Short exercise: Review the material and extract every line in which the word "this" occurs.

(Records with drawing code)
——

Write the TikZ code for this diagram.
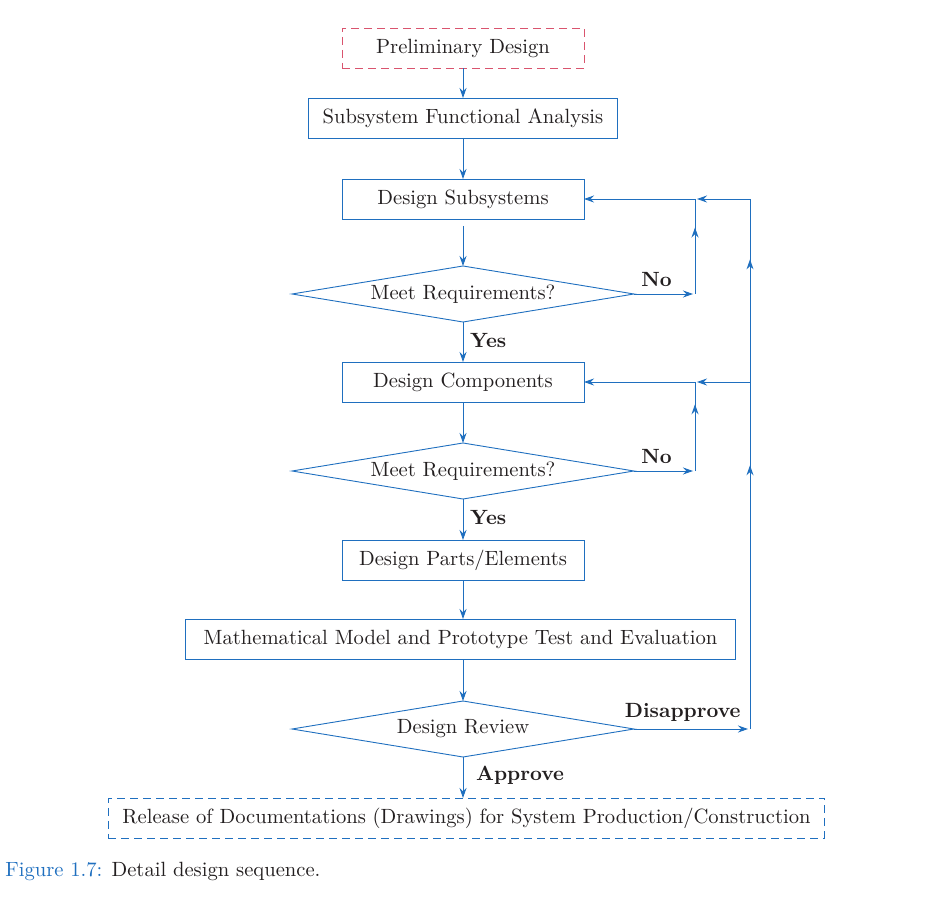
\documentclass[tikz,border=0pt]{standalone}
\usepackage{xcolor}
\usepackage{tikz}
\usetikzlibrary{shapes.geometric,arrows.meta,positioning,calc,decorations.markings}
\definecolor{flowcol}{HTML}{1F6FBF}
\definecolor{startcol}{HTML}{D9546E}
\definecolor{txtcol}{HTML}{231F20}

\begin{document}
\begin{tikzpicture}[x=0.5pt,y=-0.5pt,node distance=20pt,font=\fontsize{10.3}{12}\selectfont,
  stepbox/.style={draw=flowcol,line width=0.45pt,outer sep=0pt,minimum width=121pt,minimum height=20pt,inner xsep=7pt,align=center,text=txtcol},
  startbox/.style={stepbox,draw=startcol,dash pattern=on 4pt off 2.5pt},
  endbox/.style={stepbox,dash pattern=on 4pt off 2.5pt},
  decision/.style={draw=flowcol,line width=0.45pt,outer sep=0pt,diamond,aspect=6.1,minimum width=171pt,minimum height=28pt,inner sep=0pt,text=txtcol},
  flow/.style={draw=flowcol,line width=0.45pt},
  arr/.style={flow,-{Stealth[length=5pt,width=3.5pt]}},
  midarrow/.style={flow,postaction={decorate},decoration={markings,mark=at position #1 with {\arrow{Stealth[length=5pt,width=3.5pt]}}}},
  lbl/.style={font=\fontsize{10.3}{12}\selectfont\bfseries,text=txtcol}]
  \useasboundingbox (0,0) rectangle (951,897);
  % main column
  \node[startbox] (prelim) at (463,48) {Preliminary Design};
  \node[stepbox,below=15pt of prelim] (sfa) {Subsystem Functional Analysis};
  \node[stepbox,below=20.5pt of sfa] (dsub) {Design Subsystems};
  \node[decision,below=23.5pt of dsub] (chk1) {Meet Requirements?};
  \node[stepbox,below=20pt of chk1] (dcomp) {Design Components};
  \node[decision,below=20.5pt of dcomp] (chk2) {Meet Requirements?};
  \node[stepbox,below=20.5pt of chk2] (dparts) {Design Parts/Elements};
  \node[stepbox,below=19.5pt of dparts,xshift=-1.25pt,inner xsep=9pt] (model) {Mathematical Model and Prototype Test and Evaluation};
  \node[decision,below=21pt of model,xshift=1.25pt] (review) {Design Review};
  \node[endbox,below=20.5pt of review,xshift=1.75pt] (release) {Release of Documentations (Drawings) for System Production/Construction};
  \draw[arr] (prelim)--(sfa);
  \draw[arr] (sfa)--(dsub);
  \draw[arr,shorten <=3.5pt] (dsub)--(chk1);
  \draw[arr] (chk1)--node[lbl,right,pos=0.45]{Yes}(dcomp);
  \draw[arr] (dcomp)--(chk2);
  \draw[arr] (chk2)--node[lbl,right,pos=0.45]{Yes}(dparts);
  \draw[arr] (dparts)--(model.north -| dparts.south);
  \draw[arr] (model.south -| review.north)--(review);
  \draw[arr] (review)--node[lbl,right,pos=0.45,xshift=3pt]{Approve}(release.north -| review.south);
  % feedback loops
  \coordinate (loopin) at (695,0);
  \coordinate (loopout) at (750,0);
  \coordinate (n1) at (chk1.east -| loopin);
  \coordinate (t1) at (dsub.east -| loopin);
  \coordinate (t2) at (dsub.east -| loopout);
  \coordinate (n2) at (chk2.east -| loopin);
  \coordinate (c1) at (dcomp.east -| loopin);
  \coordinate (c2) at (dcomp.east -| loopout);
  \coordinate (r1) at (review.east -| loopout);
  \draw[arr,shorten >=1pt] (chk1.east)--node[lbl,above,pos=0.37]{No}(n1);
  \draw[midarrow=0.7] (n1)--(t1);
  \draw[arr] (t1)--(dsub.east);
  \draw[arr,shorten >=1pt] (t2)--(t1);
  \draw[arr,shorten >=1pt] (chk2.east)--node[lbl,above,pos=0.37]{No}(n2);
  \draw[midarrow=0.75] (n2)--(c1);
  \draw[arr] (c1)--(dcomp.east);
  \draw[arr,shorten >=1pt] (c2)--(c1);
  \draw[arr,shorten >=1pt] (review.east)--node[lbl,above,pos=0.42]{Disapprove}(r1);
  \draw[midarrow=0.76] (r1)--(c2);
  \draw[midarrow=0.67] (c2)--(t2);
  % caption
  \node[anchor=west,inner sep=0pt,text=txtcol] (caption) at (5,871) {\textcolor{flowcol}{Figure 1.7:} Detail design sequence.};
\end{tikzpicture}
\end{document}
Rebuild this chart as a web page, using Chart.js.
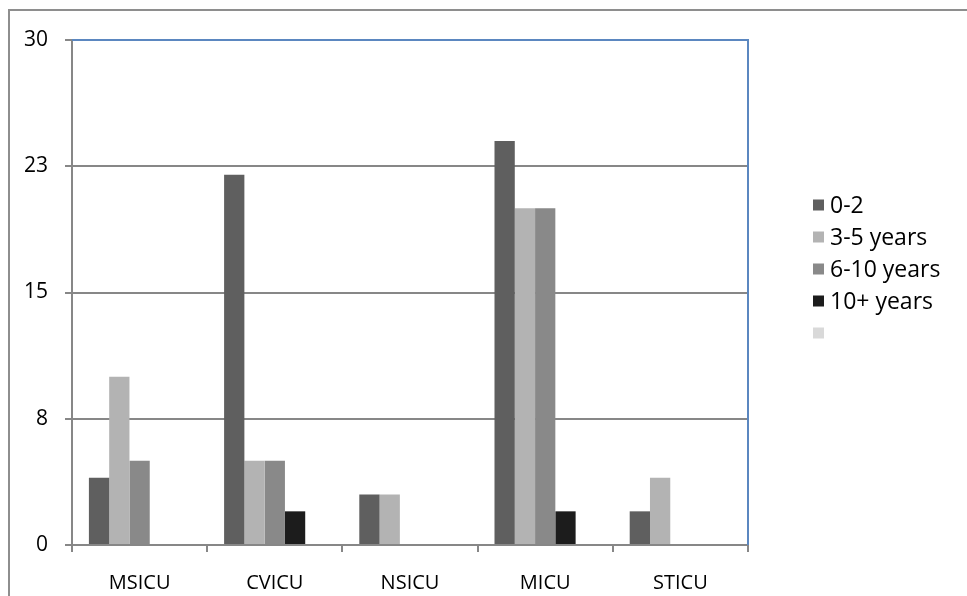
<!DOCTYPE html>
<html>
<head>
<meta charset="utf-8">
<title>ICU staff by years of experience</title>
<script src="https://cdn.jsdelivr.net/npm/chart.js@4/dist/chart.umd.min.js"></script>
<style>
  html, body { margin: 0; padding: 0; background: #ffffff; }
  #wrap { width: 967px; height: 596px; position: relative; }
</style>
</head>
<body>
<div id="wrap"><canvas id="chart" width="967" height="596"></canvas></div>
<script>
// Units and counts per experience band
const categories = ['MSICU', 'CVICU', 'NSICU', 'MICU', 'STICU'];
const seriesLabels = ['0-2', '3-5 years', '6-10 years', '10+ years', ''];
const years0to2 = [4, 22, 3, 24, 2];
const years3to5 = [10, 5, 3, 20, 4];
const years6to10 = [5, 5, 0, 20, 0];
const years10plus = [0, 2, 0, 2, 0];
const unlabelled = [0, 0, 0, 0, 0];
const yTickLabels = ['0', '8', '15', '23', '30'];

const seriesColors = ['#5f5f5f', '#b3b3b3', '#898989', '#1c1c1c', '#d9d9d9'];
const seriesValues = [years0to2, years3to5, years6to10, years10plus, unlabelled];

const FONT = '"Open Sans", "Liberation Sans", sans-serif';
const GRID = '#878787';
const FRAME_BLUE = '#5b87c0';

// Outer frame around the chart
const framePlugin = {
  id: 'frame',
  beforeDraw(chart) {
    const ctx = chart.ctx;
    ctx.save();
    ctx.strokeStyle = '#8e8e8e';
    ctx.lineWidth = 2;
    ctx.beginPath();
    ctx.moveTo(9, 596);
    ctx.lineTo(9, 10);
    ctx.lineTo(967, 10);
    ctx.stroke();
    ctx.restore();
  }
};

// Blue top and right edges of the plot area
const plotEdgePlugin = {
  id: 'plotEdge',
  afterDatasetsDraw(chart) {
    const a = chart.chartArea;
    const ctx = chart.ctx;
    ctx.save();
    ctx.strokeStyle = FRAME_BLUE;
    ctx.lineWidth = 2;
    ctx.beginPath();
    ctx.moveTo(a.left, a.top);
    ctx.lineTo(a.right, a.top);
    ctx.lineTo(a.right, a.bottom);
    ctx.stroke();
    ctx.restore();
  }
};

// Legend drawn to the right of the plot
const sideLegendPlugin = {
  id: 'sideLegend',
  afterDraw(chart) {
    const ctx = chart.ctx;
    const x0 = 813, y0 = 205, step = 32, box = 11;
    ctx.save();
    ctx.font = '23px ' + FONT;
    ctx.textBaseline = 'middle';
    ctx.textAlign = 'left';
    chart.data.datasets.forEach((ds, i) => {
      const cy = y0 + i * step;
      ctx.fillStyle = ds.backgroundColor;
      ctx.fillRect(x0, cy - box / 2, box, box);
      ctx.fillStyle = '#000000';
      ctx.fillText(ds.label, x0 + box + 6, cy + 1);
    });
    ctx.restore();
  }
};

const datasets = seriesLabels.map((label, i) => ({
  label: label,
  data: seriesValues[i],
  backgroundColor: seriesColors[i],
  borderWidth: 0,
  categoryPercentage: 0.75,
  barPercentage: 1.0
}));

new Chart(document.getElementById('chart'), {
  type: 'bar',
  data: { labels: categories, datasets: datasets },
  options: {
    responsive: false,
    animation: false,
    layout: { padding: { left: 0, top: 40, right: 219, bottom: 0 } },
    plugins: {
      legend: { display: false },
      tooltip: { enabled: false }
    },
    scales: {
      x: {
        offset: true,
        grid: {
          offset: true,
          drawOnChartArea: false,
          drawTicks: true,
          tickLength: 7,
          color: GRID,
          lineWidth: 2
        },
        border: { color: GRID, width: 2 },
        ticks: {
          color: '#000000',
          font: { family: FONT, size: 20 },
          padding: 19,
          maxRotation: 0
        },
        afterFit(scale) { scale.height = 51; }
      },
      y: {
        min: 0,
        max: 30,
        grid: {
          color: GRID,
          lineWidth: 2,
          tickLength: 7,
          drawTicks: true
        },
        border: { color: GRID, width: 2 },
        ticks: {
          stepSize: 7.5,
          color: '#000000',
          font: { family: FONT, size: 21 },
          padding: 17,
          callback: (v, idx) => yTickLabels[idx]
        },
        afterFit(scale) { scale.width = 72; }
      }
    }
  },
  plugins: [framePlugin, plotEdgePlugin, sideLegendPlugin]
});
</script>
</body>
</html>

——

Solution to the problem:
Write the TikZ code for this diagram.
Rebuild this chart as a web page, using Chart.js.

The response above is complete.